Updated through 8/20.
"Arguably, you won't see a more important movie this year than
The 11th Hour," adds
Salon's
Andrew O'Hehir. "Sure, there will be eye-rolling from predictable quarters: Hollywood liberals! Preaching at us from their hilltop-mansion cocaine parties about how we should recycle our toilet water! First of all, the movie's nothing like that. Second of all, if those thoughts enter your mind it's because Dick Cheney put them there."
"A cautionary eco-doc so earnest and moth-eaten it should properly be seen on filmstrip during fourth-period social studies,
The 11th Hour might as well have borrowed the title of Lisa Simpson's lecture about the pollution of Lake Springfield: 'An Irritating Truth,'" counters
Mike D'Angelo in the
Voice.
"From the opening montage of natural disasters and panic-stricken survivors, to its lengthy, ominous discussions about mass extinction,
The 11th Hour often employs blunt scare tactics as its primary mode of persuasion," writes
Nick Schager at
Slant. "Nonetheless, even if occasionally issuing threats like a street corner kook waving around an apocalypse-is-coming placard, it also makes a mighty strong argument that there's plenty to fear from mankind's environmental recklessness."
"[U]nlike other doom-and-gloom envirodocs that engulf viewers with guilt about how we are tearing apart our only planet, this movie is supposed to demonstrate that it's not too late to shift old habits," writes
Rachel Stern, introducing her
San Francisco Bay Guardian profile of the sisters who've written and directed the film,
Leila Conners Petersen and
Nadia Conners.
"
The 11th Hour, filled with talking heads and talking points, has some value as a primer on the subject, and is not at all hysterical but for the converted will be about as interesting as remembering to eat your greens and veggies at suppertime," writes
Robert Cashill.
"Climate change awareness is the height of Hollywood fashion, earning comparison with past causes that saw stars rally in support of the Second World War, protest against the Vietnam War and draw attention to the plight of HIV/Aids sufferers," writes
David Smith in the
Guardian. "Driving a hybrid Toyota Prius is now so de rigueur that it was recently reported Hollywood has a nine-month waiting list for them. But the town is hiding an inconvenient truth: last year an academic study found that the film and television industry comes second only to oil refineries in fuelling the smog above the Hollywood hills."
Earlier: "
Cannes. The 11th Hour."
Updates, 8/18: "It is tempting, in a summer filled with bland franchise flicks that make only half-assed attempts at political relevancy (
The Bourne Ultimatum) or are just half-assed in general (
Pirates III), to call the current flurry of documentaries (
No End in Sight,
Manda Bala,
The Devil Came on Horseback) the new disaster films," writes
Michelle Orange at the
Reeler. "This summer's highest profile
ecocatastromentary is
The 11th Hour, and despite an impressive array of talking heads and Leonardo DiCaprio (in his best
Hemingway moustache and a series of crisp button-downs), as a disaster film in this cracking new mold, it's strictly B-movie material."

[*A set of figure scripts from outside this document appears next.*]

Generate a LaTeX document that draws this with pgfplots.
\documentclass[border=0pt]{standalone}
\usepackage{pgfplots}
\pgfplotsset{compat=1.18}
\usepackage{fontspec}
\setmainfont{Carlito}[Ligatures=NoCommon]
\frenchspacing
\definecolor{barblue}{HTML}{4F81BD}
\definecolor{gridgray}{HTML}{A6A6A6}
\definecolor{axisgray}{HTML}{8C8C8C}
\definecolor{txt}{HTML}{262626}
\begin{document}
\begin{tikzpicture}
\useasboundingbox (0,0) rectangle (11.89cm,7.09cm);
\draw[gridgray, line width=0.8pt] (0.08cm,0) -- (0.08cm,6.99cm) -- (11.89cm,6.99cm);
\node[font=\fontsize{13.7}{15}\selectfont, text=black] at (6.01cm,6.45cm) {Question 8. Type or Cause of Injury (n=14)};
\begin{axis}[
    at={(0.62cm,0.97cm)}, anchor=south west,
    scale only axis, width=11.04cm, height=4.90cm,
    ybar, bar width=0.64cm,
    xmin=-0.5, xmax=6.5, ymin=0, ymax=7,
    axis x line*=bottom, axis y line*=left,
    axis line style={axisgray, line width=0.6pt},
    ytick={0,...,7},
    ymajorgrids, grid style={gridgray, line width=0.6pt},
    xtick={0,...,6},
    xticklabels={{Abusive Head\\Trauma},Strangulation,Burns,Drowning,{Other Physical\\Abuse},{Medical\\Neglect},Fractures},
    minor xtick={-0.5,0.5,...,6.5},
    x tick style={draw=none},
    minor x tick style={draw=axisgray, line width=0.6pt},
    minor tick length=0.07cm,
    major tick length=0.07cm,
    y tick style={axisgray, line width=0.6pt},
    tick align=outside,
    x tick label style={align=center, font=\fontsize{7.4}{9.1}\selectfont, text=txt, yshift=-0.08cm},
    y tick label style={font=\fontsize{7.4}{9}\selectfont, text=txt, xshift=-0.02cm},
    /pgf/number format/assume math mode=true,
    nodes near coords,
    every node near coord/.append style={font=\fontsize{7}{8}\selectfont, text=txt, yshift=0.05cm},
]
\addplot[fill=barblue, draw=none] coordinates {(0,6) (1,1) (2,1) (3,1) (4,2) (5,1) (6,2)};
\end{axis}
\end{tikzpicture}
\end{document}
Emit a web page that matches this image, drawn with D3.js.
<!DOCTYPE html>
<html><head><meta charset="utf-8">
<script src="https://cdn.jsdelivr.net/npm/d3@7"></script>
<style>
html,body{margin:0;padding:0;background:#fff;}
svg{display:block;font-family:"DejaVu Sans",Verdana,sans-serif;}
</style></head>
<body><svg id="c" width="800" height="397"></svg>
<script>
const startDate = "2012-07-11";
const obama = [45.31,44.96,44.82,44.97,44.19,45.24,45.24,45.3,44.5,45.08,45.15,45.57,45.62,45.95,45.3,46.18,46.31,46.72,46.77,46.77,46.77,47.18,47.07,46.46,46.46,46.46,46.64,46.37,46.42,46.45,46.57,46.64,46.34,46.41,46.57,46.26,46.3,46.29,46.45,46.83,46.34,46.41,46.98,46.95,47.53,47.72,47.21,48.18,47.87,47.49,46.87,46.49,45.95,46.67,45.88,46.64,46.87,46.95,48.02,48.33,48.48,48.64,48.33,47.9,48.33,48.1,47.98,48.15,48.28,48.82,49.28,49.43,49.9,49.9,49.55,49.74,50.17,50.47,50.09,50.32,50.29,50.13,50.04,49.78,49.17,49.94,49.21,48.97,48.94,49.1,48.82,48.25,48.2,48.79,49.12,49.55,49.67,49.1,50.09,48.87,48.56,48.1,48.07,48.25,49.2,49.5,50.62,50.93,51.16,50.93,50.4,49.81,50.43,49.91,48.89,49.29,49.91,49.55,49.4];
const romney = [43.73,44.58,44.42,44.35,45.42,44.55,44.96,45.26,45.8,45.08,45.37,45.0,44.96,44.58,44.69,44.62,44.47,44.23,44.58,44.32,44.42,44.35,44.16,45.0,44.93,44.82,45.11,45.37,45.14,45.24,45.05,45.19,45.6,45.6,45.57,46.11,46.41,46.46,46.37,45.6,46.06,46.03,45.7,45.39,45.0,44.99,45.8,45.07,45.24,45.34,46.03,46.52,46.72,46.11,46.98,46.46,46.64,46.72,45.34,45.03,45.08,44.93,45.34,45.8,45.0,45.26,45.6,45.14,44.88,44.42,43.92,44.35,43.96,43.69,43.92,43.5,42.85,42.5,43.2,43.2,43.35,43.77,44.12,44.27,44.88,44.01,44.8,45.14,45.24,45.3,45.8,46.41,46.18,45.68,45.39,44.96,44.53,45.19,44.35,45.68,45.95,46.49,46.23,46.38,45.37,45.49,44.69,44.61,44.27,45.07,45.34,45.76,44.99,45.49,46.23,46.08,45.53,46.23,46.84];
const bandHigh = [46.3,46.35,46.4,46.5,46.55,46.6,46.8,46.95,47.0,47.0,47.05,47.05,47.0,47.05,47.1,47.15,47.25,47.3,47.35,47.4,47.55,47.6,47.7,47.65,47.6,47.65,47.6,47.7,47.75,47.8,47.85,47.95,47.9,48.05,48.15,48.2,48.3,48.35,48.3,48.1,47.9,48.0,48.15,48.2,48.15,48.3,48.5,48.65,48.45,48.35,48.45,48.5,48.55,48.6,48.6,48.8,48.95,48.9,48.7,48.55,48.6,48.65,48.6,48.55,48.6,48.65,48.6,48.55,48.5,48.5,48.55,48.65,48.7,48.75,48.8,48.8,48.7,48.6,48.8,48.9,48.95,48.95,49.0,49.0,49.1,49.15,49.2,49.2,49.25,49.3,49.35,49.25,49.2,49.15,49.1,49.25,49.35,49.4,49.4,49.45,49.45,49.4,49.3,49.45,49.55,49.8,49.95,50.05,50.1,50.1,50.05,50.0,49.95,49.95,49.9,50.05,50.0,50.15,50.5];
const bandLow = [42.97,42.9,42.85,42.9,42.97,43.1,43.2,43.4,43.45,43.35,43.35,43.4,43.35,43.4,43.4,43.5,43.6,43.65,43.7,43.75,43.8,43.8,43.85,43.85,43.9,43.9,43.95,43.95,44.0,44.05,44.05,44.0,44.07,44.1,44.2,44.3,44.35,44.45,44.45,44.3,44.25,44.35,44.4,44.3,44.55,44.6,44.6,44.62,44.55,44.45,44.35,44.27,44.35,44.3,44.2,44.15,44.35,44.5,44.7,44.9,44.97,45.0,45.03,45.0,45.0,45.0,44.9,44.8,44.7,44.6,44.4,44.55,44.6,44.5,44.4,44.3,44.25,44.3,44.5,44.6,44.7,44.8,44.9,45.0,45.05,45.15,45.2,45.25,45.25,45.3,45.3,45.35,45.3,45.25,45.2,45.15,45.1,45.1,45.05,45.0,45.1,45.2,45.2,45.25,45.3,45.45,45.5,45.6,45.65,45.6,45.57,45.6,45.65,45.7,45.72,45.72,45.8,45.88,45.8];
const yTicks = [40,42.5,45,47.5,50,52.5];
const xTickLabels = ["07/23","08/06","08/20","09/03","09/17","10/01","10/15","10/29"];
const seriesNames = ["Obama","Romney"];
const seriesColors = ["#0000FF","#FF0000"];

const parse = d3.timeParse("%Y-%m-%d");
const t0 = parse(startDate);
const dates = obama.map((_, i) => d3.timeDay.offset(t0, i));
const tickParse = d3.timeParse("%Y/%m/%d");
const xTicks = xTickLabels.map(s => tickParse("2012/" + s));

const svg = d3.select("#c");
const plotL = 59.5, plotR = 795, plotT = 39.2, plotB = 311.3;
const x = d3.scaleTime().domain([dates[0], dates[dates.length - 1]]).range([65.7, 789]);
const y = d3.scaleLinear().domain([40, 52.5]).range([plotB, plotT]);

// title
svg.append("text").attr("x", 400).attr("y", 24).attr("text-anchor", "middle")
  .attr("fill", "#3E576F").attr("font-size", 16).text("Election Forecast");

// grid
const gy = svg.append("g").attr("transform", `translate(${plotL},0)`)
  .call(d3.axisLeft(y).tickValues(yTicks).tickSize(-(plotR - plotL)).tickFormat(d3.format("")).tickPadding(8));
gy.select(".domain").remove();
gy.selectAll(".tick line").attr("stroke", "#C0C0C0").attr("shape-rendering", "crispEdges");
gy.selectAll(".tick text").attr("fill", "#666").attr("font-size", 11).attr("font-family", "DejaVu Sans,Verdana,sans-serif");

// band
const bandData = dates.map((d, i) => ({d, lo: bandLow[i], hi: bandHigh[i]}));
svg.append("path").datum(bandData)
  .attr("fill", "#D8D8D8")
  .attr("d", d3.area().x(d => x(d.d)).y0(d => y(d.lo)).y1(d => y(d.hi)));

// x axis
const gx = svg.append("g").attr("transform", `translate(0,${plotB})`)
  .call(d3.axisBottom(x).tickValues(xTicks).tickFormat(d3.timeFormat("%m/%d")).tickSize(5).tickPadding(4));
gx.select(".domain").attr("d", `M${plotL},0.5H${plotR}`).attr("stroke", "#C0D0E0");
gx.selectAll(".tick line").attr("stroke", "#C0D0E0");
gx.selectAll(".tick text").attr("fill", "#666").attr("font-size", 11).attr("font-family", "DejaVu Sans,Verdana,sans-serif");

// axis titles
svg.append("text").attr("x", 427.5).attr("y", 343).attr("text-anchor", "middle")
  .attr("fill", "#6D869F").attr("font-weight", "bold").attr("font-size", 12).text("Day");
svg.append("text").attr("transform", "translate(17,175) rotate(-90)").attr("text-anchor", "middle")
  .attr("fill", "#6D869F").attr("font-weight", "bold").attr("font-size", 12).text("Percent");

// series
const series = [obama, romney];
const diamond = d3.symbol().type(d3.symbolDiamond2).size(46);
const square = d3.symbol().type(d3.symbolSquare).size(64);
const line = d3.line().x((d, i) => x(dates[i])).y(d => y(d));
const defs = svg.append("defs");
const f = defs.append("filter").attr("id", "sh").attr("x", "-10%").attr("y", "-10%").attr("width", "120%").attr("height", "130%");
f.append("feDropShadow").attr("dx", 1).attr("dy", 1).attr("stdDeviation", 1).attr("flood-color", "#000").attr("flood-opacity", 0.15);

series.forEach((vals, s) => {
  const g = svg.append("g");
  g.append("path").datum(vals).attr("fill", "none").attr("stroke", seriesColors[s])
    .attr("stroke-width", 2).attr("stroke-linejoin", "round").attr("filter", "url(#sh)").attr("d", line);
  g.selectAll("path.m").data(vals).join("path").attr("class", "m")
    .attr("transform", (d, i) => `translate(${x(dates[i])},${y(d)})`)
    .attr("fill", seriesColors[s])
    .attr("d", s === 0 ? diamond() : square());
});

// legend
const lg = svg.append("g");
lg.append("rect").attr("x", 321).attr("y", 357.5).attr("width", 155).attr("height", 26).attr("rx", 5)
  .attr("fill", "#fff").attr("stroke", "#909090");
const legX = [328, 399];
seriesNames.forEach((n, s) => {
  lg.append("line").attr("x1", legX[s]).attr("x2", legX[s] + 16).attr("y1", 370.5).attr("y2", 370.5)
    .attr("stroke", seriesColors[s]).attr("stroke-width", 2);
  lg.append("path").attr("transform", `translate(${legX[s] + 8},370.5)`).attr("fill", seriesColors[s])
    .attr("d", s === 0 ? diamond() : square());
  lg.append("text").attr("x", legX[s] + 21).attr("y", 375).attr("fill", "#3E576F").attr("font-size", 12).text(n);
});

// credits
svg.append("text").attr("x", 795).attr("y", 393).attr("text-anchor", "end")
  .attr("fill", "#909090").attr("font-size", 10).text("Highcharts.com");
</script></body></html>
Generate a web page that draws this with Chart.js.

"[E]ssential viewing," declares
Manohla Dargis in the
New York Times. "It may not change your life, but it may inspire you to recycle that old slogan-button your folks pinned on their dashikis back in the day: If you're not part of the solution, you're part of the problem.... It is our astonishing capacity for hope that distinguishes
The 11th Hour and that speaks so powerfully, in part because it is this all-too-human quality that may finally force us to fight the good fight against the damage we have done and continue to do."
Tasha Robinson at the
AV Club: "As if providing the overbearing yang to [Al]
Gore's overly refined yin,
The 11th Hour arrives as
Inconvenient Truth's evil twin: a film that's so restlessly, numbingly cinematic that it can barely communicate its message."
"It is unabashedly a documentary of talking heads, but it works," writes
Kevin Crust in the
Los Angeles Times. Also, sure, it looks like DiCaprio's movie, "But just as the documentary, which critics have either deemed too gloomy or too hopeful, underscores how everyone and everything is linked and concludes it will take a collective shift of individual determination to save the planet, the project proved a collaboration among a network of allies just as committed to the cause," reports
Rose Apodaca.
"Those who've been paying attention the last few years won't hear anything radically new, though the honor roll of experts interview in the film - sages like
David Suzuki and unexpected wonks like former CIA director
James Woosley - deliver bite-size, sometimes haunting bits of wisdom," writes
Bryan Walsh for
Time.
"Among recent documentaries questioning the status quo (
The Corporation,
When the Levees Broke,
Why We Fight,
An Inconvenient Truth,
Sicko),
The 11th Hour takes the most far-reaching point of view and connects issues into larger patterns, culminating in a truly global call for change," writes
Jürgen Fauth.
Update, 8/20: "What shines through
11th Hour overwhelmingly is the warmth, charisma, caring and unbelievable wisdom of the diverse collection of talking heads in the film, and that goes for DiCaprio as well," writes
Alternet executive editor
Don Hazen. And what can he do now? "One thing DiCaprio could try is pushing for a presidential debate dedicated to environmental issues, following up on the recent Democratic debates focusing on labor and gay and lesbian issues."